INSTRUCTIONS TO FOLLOW ::
Write out the material again word for word, dropping any images it holds.

STORED DATA ::
┌──

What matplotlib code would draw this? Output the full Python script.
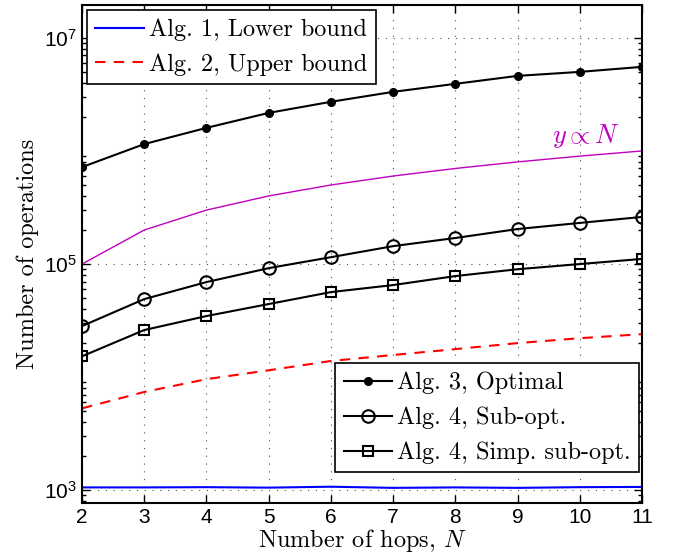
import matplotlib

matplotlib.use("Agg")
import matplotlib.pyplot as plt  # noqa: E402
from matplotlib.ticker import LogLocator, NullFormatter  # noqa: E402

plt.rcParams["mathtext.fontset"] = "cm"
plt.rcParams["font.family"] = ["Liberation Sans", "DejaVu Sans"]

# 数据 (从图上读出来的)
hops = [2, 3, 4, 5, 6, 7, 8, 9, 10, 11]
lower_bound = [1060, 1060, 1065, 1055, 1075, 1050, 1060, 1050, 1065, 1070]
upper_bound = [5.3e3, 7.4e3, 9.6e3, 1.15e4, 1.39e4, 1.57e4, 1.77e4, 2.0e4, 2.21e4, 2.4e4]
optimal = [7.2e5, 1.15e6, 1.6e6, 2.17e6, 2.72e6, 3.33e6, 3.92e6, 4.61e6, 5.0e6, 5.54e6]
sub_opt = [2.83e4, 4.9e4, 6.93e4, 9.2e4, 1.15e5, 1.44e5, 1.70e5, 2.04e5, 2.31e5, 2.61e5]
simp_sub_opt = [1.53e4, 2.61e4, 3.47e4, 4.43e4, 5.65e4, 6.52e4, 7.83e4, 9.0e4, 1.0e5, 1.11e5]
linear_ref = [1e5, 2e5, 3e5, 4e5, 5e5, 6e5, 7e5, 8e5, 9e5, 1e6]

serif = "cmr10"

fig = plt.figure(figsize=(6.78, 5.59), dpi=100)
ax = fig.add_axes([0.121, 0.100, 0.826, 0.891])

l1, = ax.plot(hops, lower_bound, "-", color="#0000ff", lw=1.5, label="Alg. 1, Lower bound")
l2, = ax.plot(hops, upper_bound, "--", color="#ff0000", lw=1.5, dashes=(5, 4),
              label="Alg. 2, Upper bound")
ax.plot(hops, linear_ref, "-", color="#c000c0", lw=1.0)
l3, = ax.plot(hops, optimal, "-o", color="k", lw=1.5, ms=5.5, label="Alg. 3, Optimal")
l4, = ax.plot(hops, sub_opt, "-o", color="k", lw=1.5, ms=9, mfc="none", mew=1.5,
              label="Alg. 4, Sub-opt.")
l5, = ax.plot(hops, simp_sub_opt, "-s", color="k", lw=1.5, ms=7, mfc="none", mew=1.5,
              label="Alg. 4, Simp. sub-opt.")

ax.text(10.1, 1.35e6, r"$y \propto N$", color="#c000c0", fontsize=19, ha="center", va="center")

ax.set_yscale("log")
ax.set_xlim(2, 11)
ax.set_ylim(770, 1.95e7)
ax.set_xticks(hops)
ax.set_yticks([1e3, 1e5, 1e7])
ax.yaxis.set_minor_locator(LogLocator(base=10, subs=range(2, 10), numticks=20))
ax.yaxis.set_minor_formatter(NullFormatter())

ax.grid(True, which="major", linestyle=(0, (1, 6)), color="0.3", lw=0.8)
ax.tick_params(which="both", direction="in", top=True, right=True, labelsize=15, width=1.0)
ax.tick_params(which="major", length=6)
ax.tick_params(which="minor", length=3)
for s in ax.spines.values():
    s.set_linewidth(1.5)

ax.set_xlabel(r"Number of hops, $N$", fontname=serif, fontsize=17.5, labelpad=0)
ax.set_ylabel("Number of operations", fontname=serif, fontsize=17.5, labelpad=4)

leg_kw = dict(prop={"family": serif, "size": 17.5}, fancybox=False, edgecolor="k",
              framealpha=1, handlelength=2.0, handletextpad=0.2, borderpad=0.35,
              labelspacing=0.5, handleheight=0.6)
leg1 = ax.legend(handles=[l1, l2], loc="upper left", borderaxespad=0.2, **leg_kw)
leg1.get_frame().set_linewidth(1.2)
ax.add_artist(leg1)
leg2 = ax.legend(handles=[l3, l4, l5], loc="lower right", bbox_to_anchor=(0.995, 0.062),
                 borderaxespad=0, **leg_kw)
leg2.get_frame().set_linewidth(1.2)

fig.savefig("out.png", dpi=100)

└──

ANSWER TO THIS EXERCISE ::
What matplotlib code would draw this? Output the full Python script.
import matplotlib

matplotlib.use("Agg")
import matplotlib.pyplot as plt  # noqa: E402
from matplotlib.ticker import LogLocator, NullFormatter  # noqa: E402

plt.rcParams["mathtext.fontset"] = "cm"
plt.rcParams["font.family"] = ["Liberation Sans", "DejaVu Sans"]

# 数据 (从图上读出来的)
hops = [2, 3, 4, 5, 6, 7, 8, 9, 10, 11]
lower_bound = [1060, 1060, 1065, 1055, 1075, 1050, 1060, 1050, 1065, 1070]
upper_bound = [5.3e3, 7.4e3, 9.6e3, 1.15e4, 1.39e4, 1.57e4, 1.77e4, 2.0e4, 2.21e4, 2.4e4]
optimal = [7.2e5, 1.15e6, 1.6e6, 2.17e6, 2.72e6, 3.33e6, 3.92e6, 4.61e6, 5.0e6, 5.54e6]
sub_opt = [2.83e4, 4.9e4, 6.93e4, 9.2e4, 1.15e5, 1.44e5, 1.70e5, 2.04e5, 2.31e5, 2.61e5]
simp_sub_opt = [1.53e4, 2.61e4, 3.47e4, 4.43e4, 5.65e4, 6.52e4, 7.83e4, 9.0e4, 1.0e5, 1.11e5]
linear_ref = [1e5, 2e5, 3e5, 4e5, 5e5, 6e5, 7e5, 8e5, 9e5, 1e6]

serif = "cmr10"

fig = plt.figure(figsize=(6.78, 5.59), dpi=100)
ax = fig.add_axes([0.121, 0.100, 0.826, 0.891])

l1, = ax.plot(hops, lower_bound, "-", color="#0000ff", lw=1.5, label="Alg. 1, Lower bound")
l2, = ax.plot(hops, upper_bound, "--", color="#ff0000", lw=1.5, dashes=(5, 4),
              label="Alg. 2, Upper bound")
ax.plot(hops, linear_ref, "-", color="#c000c0", lw=1.0)
l3, = ax.plot(hops, optimal, "-o", color="k", lw=1.5, ms=5.5, label="Alg. 3, Optimal")
l4, = ax.plot(hops, sub_opt, "-o", color="k", lw=1.5, ms=9, mfc="none", mew=1.5,
              label="Alg. 4, Sub-opt.")
l5, = ax.plot(hops, simp_sub_opt, "-s", color="k", lw=1.5, ms=7, mfc="none", mew=1.5,
              label="Alg. 4, Simp. sub-opt.")

ax.text(10.1, 1.35e6, r"$y \propto N$", color="#c000c0", fontsize=19, ha="center", va="center")

ax.set_yscale("log")
ax.set_xlim(2, 11)
ax.set_ylim(770, 1.95e7)
ax.set_xticks(hops)
ax.set_yticks([1e3, 1e5, 1e7])
ax.yaxis.set_minor_locator(LogLocator(base=10, subs=range(2, 10), numticks=20))
ax.yaxis.set_minor_formatter(NullFormatter())

ax.grid(True, which="major", linestyle=(0, (1, 6)), color="0.3", lw=0.8)
ax.tick_params(which="both", direction="in", top=True, right=True, labelsize=15, width=1.0)
ax.tick_params(which="major", length=6)
ax.tick_params(which="minor", length=3)
for s in ax.spines.values():
    s.set_linewidth(1.5)

ax.set_xlabel(r"Number of hops, $N$", fontname=serif, fontsize=17.5, labelpad=0)
ax.set_ylabel("Number of operations", fontname=serif, fontsize=17.5, labelpad=4)

leg_kw = dict(prop={"family": serif, "size": 17.5}, fancybox=False, edgecolor="k",
              framealpha=1, handlelength=2.0, handletextpad=0.2, borderpad=0.35,
              labelspacing=0.5, handleheight=0.6)
leg1 = ax.legend(handles=[l1, l2], loc="upper left", borderaxespad=0.2, **leg_kw)
leg1.get_frame().set_linewidth(1.2)
ax.add_artist(leg1)
leg2 = ax.legend(handles=[l3, l4, l5], loc="lower right", bbox_to_anchor=(0.995, 0.062),
                 borderaxespad=0, **leg_kw)
leg2.get_frame().set_linewidth(1.2)

fig.savefig("out.png", dpi=100)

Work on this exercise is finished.